▶ [Task description]: Track down each line that has the word "with" and copy it.

▶ [Data for this exercise]:
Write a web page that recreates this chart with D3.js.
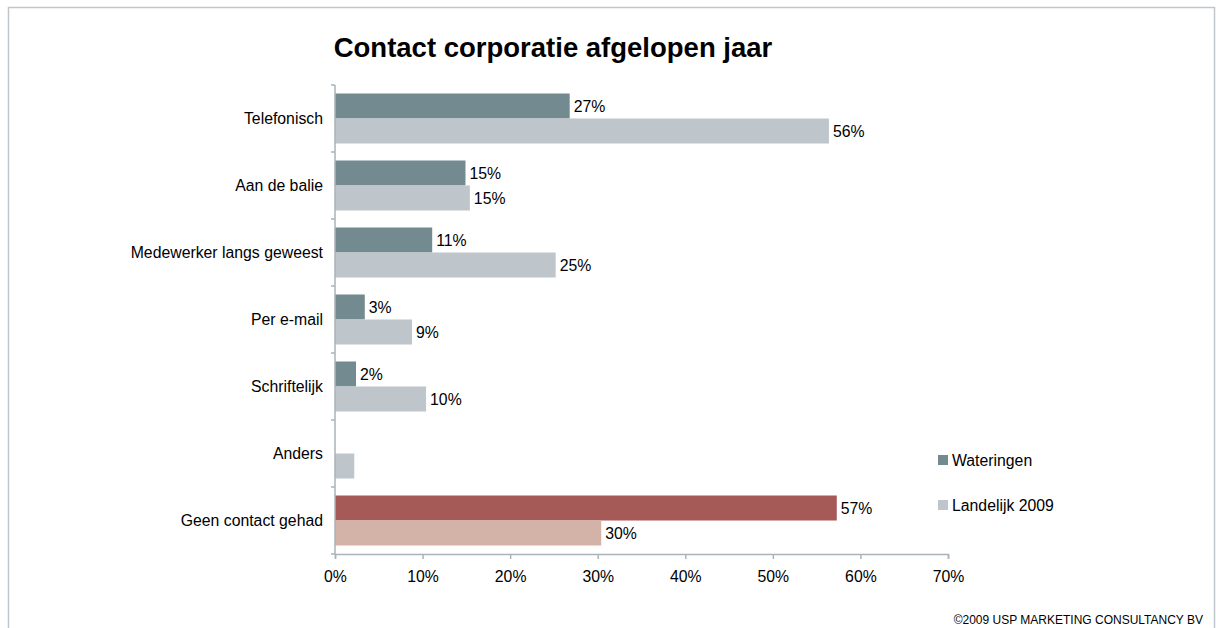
<!DOCTYPE html>
<html>
<head>
<meta charset="utf-8">
<script src="https://cdn.jsdelivr.net/npm/d3@7"></script>
<style>
  html, body { margin: 0; padding: 0; background: #fff; }
  svg { display: block; font-family: "Liberation Sans", Arial, sans-serif; }
</style>
</head>
<body>
<svg id="chart" width="1216" height="628"></svg>
<script>
// Contact with the housing corporation in the past year (% of respondents)
const categories = ["Telefonisch", "Aan de balie", "Medewerker langs geweest", "Per e-mail", "Schriftelijk", "Anders", "Geen contact gehad"];
const wateringen = [26.8, 14.9, 11.1, 3.4, 2.4, 0, 57.3];
const landelijk = [56.4, 15.4, 25.2, 8.8, 10.4, 2.2, 30.4];
const seriesNames = ["Wateringen", "Landelijk 2009"];
const xTicks = [0, 10, 20, 30, 40, 50, 60, 70];

const colors = {
  base: ["#738a90", "#bec6cc"],
  highlight: ["#a65a58", "#d3b3a8"]
};
const highlightCategory = "Geen contact gehad";
const unlabeledCategory = "Anders";

const svg = d3.select("#chart");
const FONT = 15.8;

// outer frame
svg.append("rect")
  .attr("x", 8.5).attr("y", 7.5)
  .attr("width", 1206).attr("height", 630)
  .attr("fill", "none").attr("stroke", "#bfc7cc").attr("stroke-width", 1.5);

svg.append("text")
  .attr("x", 553).attr("y", 57)
  .attr("text-anchor", "middle")
  .attr("font-size", 27.5).attr("font-weight", "bold")
  .attr("fill", "#000")
  .text("Contact corporatie afgelopen jaar");

const plot = { left: 335, right: 948, top: 85, bottom: 554 };

const x = d3.scaleLinear().domain([0, 70]).range([plot.left, plot.right]);
const y = d3.scaleBand().domain(categories).range([plot.top, plot.bottom]).paddingInner(0).paddingOuter(0);
const inner = d3.scaleBand().domain([0, 1]).range([0, y.bandwidth()]).paddingInner(0).paddingOuter(0.34);

const rows = categories.map((c, i) => ({ cat: c, vals: [wateringen[i], landelijk[i]] }));

const groups = svg.append("g").selectAll("g.cat").data(rows).join("g")
  .attr("class", "cat")
  .attr("transform", d => `translate(0,${y(d.cat)})`);

const fmt = v => d3.format(".0f")(v) + "%";

groups.each(function(d) {
  const sel = d3.select(this);
  const pal = d.cat === highlightCategory ? colors.highlight : colors.base;
  d.vals.forEach((v, j) => {
    if (v <= 0) return;
    sel.append("rect")
      .attr("x", x(0))
      .attr("y", inner(j))
      .attr("width", x(v) - x(0))
      .attr("height", inner.bandwidth())
      .attr("fill", pal[j]);
    if (d.cat !== unlabeledCategory) {
      sel.append("text")
        .attr("x", x(v) + 4)
        .attr("y", inner(j) + inner.bandwidth() / 2 + 0.5)
        .attr("dy", "0.35em")
        .attr("font-size", FONT)
        .attr("fill", "#000")
        .text(fmt(v));
    }
  });
});

// x axis
const xAxis = d3.axisBottom(x).tickValues(xTicks).tickFormat(d => d + "%").tickSize(5).tickPadding(12);
const gx = svg.append("g").attr("transform", `translate(0,${plot.bottom})`).call(xAxis);
gx.select(".domain").attr("stroke", "#a9b3b9").attr("stroke-width", 1.5);
gx.selectAll(".tick line").attr("stroke", "#a9b3b9").attr("stroke-width", 1.5);
gx.selectAll(".tick text").attr("font-size", FONT).attr("fill", "#000").attr("font-family", "Liberation Sans, Arial, sans-serif");

// y axis: category boundaries as ticks
const yAxisLine = svg.append("g");
yAxisLine.append("line")
  .attr("x1", plot.left).attr("x2", plot.left)
  .attr("y1", plot.top).attr("y2", plot.bottom)
  .attr("stroke", "#a9b3b9").attr("stroke-width", 1.5);
const boundaries = categories.map(c => y(c)).concat([plot.bottom]);
yAxisLine.selectAll("line.b").data(boundaries).join("line")
  .attr("class", "b")
  .attr("x1", plot.left - 4).attr("x2", plot.left)
  .attr("y1", d => d).attr("y2", d => d)
  .attr("stroke", "#a9b3b9").attr("stroke-width", 1.5);

svg.append("g").selectAll("text").data(categories).join("text")
  .attr("x", plot.left - 12)
  .attr("y", d => y(d) + y.bandwidth() / 2)
  .attr("dy", "0.35em")
  .attr("text-anchor", "end")
  .attr("font-size", FONT)
  .attr("fill", "#000")
  .text(d => d);

// legend
const legend = svg.append("g").attr("transform", "translate(938,455)");
seriesNames.forEach((name, i) => {
  const lg = legend.append("g").attr("transform", `translate(0,${i * 45})`);
  lg.append("rect").attr("width", 10).attr("height", 10).attr("fill", colors.base[i]);
  lg.append("text").attr("x", 14).attr("y", 5).attr("dy", "0.35em")
    .attr("font-size", FONT).attr("fill", "#000").text(name);
});

svg.append("text")
  .attr("x", 1203).attr("y", 624)
  .attr("text-anchor", "end")
  .attr("font-size", 12)
  .attr("fill", "#000")
  .text("©2009 USP MARKETING CONSULTANCY BV");
</script>
</body>
</html>
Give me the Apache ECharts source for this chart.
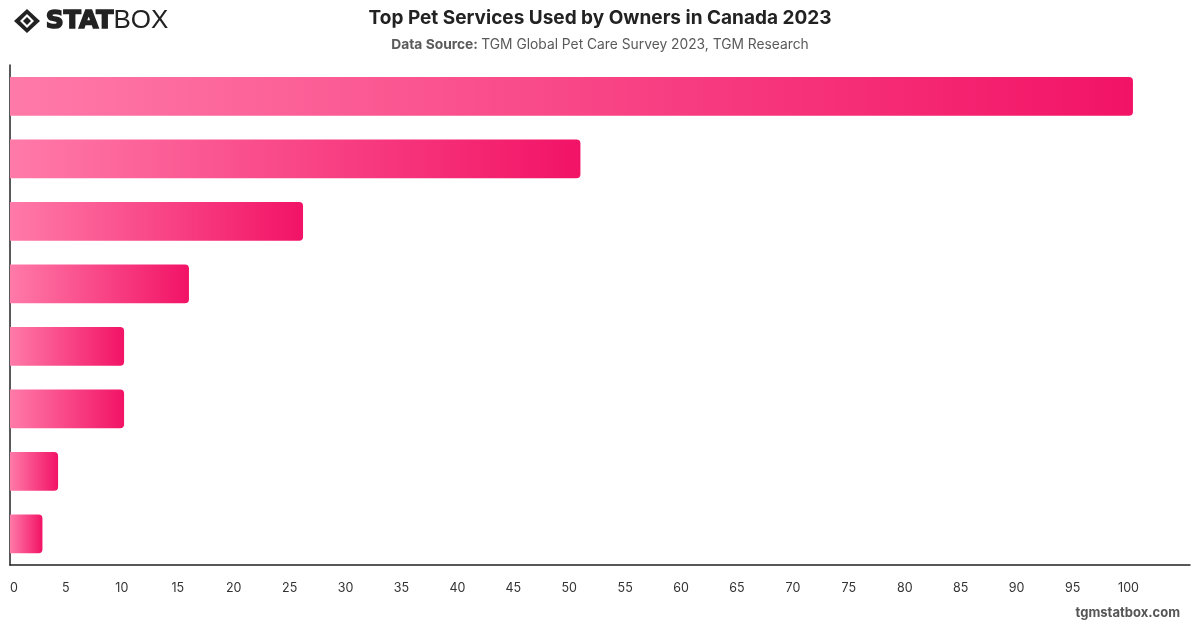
<!DOCTYPE html>
<html>
<head>
<meta charset="utf-8">
<script src="https://cdn.jsdelivr.net/npm/echarts@6/dist/echarts.min.js"></script>
<style>
html,body{margin:0;padding:0;background:#fff;}
#chart{width:1200px;height:628px;}
</style>
</head>
<body>
<div id="chart"></div>
<script>
var categories = ['Service 1','Service 2','Service 3','Service 4','Service 5','Service 6','Service 7','Service 8'];
var values = [100.4, 51, 26.2, 16, 10.2, 10.2, 4.3, 2.9];
var xTickMax = 100;

var chart = echarts.init(document.getElementById('chart'), null, {renderer:'canvas'});
var font = 'Inter, "Noto Sans", sans-serif';
chart.setOption({
  animation:false,
  backgroundColor:'#fff',
  title:{
    text:'Top Pet Services Used by Owners in Canada 2023',
    left:'center', top:4,
    textStyle:{fontFamily:font, fontSize:19, fontWeight:'bold', color:'#222'}
  },
  graphic:[
    {type:'text', left:'center', top:38, style:{
      rich:{b:{fontFamily:font,fontSize:13.8,fontWeight:'bold',fill:'#5a5a5a'}, n:{fontFamily:font,fontSize:13.8,fill:'#5a5a5a'}},
      text:'{b|Data Source:} {n|TGM Global Pet Care Survey 2023, TGM Research}'
    }},
    {type:'polygon', shape:{points:[[27,9],[40,21],[27,33],[14,21]]}, style:{fill:'#222'}},
    {type:'polygon', shape:{points:[[27,14],[34,21],[27,28],[20,21]]}, style:{fill:'#fff'}},
    {type:'polygon', shape:{points:[[27,17],[31,21],[27,25],[23,21]]}, style:{fill:'#222'}},
    {type:'text', left:45, top:8, style:{
      rich:{a:{fontFamily:'"DejaVu Sans", sans-serif',fontSize:25,fontWeight:900,fill:'#222',stroke:'#222',lineWidth:1.6},
            c:{fontFamily:'"Liberation Sans", sans-serif',fontSize:26,fontWeight:'normal',fill:'#222'}},
      text:'{a|STAT}{c|BOX}'
    }},
    {type:'text', right:20, top:607, style:{text:'tgmstatbox.com', fontFamily:font, fontSize:13, fontWeight:'bold', fill:'#555'}}
  ],
  grid:{left:10, right:10, top:65, bottom:63, containLabel:false},
  xAxis:{
    type:'value', min:0, max:105.5, interval:5,
    axisLine:{show:true, lineStyle:{color:'#222', width:1.5}},
    axisTick:{show:false},
    splitLine:{show:false},
    axisLabel:{
      margin:17, color:'#333', fontFamily:font, fontSize:12.5,
      alignMinLabel:'left',
      formatter:function(v){ return v > xTickMax ? '' : String(v); }
    }
  },
  yAxis:{
    type:'category', data:categories, inverse:true,
    axisLine:{show:true, lineStyle:{color:'#222', width:1.5}},
    axisTick:{show:false},
    axisLabel:{show:false},
    splitLine:{show:false}
  },
  series:[{
    type:'bar', data:values, barWidth:'62%',
    itemStyle:{
      borderRadius:[0,4,4,0],
      color:new echarts.graphic.LinearGradient(0,0,1,0,[{offset:0,color:'#ff7aa8'},{offset:1,color:'#f21366'}])
    }
  }]
});
</script>
</body>
</html>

▶ [Expected answer]:
Write a web page that recreates this chart with D3.js.
// Contact with the housing corporation in the past year (% of respondents)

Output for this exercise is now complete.